Our wedding was supposed to be next Saturday. I'm trying not to think about it, but my heart is broken! I have been through so much in my life, and I have waited so long to find the right person to share and spend the rest of my life with. I've spent the last two years planning my dream wedding, and saving for everything I wanted. Less than 60 days out, we were told we would not be able to have our wedding on the date we chose. Not even a reduced-sized wedding would be allowed. I live in the SF Bay Area, California, and we are a hot spot. NO gatherings of any size allowed.
Now that I am finally going to be a bride (in my 50s), it all came crashing down.
FH and I didn't want to give up on what we wanted, so we decided to push it out for a year. A whole year. ugh.
Everyone says, "oh, you'll still get married. it's no big deal." Ummmm.........yeah, it is. I still get to marry my best friend, I still get to spend the rest of my life with him. I just wanted the fairy tale wedding I've been dreaming of.

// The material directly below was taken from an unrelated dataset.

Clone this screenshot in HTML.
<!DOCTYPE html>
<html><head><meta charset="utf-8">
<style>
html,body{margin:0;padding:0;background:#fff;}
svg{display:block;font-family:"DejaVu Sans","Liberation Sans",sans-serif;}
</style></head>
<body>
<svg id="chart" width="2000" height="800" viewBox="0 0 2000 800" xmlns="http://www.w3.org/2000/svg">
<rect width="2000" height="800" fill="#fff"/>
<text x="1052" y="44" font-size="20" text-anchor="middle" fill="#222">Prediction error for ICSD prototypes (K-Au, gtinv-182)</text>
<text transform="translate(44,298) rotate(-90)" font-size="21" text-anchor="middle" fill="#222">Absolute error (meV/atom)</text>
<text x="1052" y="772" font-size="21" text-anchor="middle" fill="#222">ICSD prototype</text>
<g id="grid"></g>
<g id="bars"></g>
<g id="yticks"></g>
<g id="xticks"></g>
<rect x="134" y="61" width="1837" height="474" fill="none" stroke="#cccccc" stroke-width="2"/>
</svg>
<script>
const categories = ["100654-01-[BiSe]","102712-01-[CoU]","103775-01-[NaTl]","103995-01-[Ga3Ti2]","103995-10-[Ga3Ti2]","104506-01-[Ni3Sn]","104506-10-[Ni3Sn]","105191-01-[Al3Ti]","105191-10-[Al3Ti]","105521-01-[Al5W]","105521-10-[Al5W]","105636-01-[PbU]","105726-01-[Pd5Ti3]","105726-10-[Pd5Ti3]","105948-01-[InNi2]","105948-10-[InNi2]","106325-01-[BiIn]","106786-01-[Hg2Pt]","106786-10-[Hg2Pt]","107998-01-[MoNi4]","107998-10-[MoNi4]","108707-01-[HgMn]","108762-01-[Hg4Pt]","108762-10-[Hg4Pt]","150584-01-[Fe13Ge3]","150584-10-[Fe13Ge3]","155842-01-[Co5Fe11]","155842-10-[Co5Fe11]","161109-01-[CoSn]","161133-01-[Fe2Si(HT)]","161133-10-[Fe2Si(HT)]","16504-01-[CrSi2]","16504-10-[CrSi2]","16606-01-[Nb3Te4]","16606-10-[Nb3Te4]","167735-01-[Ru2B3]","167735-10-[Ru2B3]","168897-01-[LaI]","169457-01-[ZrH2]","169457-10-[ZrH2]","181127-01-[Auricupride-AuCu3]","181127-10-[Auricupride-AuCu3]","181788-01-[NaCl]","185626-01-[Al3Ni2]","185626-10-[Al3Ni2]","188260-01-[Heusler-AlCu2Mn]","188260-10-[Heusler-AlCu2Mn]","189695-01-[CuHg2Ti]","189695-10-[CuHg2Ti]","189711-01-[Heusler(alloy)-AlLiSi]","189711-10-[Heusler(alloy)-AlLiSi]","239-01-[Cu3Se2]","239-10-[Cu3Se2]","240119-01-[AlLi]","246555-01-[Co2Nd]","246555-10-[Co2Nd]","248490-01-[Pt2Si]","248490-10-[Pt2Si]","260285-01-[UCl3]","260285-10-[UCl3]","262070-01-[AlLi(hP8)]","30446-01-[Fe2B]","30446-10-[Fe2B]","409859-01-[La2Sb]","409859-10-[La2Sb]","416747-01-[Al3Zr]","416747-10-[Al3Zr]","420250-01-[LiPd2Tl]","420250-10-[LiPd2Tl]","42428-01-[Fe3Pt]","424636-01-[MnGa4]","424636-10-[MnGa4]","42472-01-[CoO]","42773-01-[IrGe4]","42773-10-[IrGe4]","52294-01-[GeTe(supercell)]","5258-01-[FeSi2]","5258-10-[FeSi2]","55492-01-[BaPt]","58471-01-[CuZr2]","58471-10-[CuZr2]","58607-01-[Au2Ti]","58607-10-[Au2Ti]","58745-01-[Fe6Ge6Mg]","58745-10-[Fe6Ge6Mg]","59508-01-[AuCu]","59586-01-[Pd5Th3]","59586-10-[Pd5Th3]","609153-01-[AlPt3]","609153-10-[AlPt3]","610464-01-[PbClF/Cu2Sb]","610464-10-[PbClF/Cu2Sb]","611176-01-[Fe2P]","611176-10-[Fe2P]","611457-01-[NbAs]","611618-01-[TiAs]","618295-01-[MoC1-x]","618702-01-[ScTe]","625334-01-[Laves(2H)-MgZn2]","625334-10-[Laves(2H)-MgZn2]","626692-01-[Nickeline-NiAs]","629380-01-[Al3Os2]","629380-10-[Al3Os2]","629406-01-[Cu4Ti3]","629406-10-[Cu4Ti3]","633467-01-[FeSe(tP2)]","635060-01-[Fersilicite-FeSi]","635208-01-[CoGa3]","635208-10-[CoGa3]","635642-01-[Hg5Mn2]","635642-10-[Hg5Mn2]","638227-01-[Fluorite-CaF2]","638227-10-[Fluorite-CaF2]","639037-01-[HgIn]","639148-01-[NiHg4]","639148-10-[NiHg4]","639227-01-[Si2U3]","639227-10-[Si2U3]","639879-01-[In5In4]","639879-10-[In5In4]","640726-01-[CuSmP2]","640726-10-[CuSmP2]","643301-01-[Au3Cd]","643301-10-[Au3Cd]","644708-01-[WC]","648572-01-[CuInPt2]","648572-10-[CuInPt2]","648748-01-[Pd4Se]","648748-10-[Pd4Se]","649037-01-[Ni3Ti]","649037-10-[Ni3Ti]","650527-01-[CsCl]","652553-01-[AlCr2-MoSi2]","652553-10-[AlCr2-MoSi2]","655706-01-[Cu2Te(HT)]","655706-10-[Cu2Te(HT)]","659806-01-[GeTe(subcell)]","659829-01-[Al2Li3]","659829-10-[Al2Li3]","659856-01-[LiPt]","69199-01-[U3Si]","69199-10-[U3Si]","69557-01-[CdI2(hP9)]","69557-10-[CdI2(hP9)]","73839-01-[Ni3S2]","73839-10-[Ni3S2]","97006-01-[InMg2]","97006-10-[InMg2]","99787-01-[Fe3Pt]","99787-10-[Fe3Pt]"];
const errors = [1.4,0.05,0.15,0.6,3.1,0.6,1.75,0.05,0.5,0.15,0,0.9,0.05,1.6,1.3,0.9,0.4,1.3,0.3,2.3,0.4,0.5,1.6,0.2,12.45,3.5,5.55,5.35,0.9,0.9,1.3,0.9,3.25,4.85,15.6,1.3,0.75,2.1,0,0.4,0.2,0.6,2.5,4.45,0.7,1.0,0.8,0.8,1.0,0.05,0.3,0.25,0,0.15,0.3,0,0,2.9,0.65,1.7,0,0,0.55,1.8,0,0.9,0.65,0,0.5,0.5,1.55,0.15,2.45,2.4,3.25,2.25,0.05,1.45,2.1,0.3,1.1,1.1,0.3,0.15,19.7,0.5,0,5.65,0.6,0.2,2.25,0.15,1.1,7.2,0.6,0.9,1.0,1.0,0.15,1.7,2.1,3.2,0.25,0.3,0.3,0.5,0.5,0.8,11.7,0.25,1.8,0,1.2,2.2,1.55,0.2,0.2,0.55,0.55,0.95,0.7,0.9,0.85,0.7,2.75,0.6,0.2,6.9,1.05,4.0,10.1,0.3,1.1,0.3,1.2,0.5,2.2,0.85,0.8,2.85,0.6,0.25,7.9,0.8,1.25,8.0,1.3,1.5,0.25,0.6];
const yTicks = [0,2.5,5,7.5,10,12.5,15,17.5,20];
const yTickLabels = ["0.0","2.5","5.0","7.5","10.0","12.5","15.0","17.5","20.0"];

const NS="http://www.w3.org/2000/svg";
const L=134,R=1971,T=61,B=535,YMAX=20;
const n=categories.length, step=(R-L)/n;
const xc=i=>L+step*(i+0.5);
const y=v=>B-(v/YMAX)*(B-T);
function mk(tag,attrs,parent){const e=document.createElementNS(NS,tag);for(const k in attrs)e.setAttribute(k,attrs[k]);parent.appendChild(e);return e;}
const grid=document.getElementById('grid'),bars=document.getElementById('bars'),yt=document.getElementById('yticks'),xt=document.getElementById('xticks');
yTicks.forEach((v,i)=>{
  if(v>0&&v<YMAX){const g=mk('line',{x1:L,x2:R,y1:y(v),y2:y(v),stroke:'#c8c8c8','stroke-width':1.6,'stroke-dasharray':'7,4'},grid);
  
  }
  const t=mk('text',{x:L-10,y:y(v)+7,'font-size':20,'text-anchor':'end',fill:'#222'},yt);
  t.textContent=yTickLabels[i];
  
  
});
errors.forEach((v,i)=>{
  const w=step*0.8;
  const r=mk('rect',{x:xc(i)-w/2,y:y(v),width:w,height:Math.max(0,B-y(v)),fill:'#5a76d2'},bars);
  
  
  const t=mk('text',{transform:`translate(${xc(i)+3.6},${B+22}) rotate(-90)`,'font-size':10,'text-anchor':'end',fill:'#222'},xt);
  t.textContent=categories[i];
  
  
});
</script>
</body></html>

I guess it just got really hard today.
It's only a week away. I can't stop thinking about what I would have been doing, had Covid-19 not interrupted my plans. Today I would have been getting my roots touched up, and my ends trimmed a little--just to freshen them. My sister, along with her husband and kids, would have been on her way from Idaho, to come spend the week with me and help me with all the last minute things. Anyway, it would have been very different around here.
I get to this point, where I need to reach out to others who understand, and then by the end of my pathetic little rant/whine, I feel totally disgusted with myself for feeling this way. I'm luckier than a lot of others during this pandemic. I still have my job (although FH doesn't), my family is healthy and safe, and I do still get to marry my best friend, and the love of my life. It will just be next year. I need to just suck it up and quit whining.
Thank you for sticking with me for the whole thing! Ok, crazy moment over, back to normal. Happy planning everyone!!